- Film poster
- Traditional Chinese: 亡命鴛鴦
- Simplified Chinese: 亡命鸳鸯
- Hanyu Pinyin: Wáng Mìng Yuān Yāng
- Jyutping: Mong4 Ming6 Jin1 Jeong1
- Directed by: Alfred Cheung
- Written by: Alfred Cheung Keith Wong
- Produced by: Sammo Hung
- Starring: Yuen Biao Pat Ha Charlie Chin
- Cinematography: Peter Ngor
- Edited by: Yu Shun
- Music by: Violet Lam
- Production companies: Bo Ho Films Mobile Film Production Paragon Films
- Distributed by: Golden Harvest
- Release date: 15 October 1988;
- Running time: 88 minutes
- Country: Hong Kong
- Language: Cantonese
- Box office: HK$6,912,828

= On the Run (1988 film) =

1988 Hong Kong film by Alfred Cheung

On the Run (亡命鴛鴦) is a 1988 Hong Kong action thriller film directed by Alfred Cheung, written by Cheung and Keith Wong, and produced by Sammo Hung.

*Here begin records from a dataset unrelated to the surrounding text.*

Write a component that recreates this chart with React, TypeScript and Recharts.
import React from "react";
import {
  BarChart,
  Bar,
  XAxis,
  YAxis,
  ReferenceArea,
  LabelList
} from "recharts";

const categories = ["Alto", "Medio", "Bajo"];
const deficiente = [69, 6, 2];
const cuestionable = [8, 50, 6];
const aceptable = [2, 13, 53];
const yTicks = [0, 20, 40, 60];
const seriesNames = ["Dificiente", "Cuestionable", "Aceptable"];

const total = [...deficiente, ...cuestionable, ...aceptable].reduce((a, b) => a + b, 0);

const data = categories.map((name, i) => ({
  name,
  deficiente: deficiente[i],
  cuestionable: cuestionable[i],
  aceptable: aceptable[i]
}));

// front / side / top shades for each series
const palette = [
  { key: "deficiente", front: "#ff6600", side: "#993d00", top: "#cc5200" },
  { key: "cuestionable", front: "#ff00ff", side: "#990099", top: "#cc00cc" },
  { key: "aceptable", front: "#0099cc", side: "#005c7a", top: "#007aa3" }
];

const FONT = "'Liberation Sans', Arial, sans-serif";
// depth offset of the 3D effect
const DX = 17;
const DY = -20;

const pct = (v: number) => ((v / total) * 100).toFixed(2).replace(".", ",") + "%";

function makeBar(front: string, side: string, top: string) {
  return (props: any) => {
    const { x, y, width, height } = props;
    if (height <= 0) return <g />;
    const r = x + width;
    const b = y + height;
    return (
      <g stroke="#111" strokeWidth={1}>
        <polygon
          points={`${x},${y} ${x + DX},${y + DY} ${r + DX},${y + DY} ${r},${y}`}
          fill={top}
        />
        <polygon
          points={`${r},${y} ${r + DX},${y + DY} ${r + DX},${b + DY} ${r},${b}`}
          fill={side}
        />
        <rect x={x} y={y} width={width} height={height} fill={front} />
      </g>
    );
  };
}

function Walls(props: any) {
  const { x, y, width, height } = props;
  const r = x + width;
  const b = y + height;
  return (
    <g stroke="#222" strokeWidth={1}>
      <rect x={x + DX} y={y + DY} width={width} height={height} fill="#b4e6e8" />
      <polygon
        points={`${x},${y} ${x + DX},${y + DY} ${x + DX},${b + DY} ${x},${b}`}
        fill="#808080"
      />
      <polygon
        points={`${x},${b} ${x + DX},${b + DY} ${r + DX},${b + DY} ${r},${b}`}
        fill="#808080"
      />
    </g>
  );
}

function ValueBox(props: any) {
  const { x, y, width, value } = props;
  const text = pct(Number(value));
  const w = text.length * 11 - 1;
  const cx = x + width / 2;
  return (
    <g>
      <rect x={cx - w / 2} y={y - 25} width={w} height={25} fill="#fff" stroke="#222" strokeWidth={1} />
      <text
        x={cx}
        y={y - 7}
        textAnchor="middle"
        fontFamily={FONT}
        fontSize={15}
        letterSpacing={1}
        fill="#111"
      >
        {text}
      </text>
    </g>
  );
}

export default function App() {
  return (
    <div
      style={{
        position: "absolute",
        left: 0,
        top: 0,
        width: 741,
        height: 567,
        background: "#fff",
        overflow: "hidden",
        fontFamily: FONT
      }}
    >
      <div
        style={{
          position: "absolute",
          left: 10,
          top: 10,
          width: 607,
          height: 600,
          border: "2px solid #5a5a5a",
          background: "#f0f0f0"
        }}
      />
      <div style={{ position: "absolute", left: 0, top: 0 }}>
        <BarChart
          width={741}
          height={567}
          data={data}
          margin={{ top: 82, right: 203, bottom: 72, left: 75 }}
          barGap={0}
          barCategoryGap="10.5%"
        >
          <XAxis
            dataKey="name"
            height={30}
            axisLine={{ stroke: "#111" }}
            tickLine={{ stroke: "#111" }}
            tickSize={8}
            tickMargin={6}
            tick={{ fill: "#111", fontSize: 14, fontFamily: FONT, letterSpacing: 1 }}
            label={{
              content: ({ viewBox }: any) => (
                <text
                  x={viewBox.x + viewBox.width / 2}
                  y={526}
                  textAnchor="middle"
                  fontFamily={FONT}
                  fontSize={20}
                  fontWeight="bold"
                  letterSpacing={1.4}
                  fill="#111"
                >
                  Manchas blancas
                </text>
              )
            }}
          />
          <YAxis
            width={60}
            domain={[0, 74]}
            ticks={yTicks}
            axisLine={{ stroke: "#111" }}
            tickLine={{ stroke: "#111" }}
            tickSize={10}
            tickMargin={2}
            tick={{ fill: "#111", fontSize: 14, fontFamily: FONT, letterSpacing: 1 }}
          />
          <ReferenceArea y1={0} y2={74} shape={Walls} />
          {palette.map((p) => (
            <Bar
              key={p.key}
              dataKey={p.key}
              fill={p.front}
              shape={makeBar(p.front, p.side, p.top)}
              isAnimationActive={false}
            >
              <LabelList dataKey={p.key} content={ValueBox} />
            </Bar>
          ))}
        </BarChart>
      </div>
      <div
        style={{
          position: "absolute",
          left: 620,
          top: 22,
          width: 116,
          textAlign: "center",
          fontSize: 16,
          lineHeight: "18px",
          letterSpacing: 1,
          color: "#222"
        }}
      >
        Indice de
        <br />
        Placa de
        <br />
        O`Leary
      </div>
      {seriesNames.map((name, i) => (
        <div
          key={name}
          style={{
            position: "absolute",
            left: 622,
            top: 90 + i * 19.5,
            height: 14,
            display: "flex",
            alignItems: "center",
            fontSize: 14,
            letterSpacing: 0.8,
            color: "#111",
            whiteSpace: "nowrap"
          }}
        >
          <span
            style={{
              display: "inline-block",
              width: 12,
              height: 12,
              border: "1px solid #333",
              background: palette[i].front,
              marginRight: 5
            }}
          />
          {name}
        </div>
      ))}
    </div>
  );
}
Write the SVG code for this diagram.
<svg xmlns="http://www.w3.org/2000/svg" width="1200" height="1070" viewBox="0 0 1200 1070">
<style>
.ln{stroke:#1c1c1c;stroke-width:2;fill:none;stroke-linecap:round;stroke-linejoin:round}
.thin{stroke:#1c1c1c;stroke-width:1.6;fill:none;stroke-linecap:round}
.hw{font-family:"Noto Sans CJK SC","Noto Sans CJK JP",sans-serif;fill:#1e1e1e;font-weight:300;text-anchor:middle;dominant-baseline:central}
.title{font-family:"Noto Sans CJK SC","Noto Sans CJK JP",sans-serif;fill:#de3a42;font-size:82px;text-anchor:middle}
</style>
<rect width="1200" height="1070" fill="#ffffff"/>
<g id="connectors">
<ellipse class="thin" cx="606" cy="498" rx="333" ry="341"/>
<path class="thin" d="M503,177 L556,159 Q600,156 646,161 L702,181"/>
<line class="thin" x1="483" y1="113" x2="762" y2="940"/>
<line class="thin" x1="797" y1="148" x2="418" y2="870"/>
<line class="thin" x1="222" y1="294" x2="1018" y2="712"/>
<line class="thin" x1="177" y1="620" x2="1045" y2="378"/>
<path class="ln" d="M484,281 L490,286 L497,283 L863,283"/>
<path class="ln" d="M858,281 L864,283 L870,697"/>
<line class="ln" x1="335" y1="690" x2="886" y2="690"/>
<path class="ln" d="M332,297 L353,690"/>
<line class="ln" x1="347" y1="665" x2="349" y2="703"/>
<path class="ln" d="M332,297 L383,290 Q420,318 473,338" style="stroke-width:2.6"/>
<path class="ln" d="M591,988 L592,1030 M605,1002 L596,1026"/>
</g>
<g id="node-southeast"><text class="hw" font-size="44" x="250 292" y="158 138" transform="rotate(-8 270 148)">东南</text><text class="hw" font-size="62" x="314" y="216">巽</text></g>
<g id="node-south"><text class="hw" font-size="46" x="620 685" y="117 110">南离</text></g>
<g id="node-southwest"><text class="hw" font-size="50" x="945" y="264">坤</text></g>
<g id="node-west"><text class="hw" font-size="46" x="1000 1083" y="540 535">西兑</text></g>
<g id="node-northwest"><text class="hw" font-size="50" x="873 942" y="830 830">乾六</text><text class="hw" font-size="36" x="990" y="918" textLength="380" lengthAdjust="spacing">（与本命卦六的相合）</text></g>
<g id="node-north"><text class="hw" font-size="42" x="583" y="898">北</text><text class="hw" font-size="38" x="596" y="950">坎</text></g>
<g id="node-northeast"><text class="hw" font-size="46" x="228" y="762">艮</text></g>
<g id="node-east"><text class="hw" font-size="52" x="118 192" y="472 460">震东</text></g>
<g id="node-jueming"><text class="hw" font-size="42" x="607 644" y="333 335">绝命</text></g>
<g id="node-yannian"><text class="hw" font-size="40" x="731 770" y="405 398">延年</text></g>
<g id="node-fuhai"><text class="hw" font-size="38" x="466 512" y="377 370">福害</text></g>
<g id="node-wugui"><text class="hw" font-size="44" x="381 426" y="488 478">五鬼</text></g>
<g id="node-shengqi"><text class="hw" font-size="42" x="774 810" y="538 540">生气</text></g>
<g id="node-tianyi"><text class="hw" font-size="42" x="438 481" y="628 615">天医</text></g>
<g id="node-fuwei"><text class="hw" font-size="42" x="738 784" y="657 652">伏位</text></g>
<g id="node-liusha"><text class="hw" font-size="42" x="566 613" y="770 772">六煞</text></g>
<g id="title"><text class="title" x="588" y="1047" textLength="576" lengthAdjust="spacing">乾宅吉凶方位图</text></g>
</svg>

It stars Yuen Biao, Pat Ha and Charlie Chin. The film was released theatrically in Hong Kong on 15 October 1988.

==Plot==
Chui Pai (Pat Ha) is a dangerous killer who shot a woman during the night and lives with her daughter. She has been hunted for many years and cannot stop hiding. Heung Ming (Yuen Biao) is a police officer has been doing his job poorly. His wife was killed in a restaurant and the police accuse him of his wife's murder. Things become even more complicated for Heung as he discovers that she and he are now targeted by detectives led by Superintendent Lui (Charlie Chin), seeking to cover evidence of their own drug crimes. Framed for murder, Heung rapidly runs out of options as the killers target his elderly mother and young daughter. Wounded, Heung is forced to rely on the assassin Pai, who slowly warms up to him while caring for him and his young daughter. They have to stick together as long as they can until they die or are taken under custody.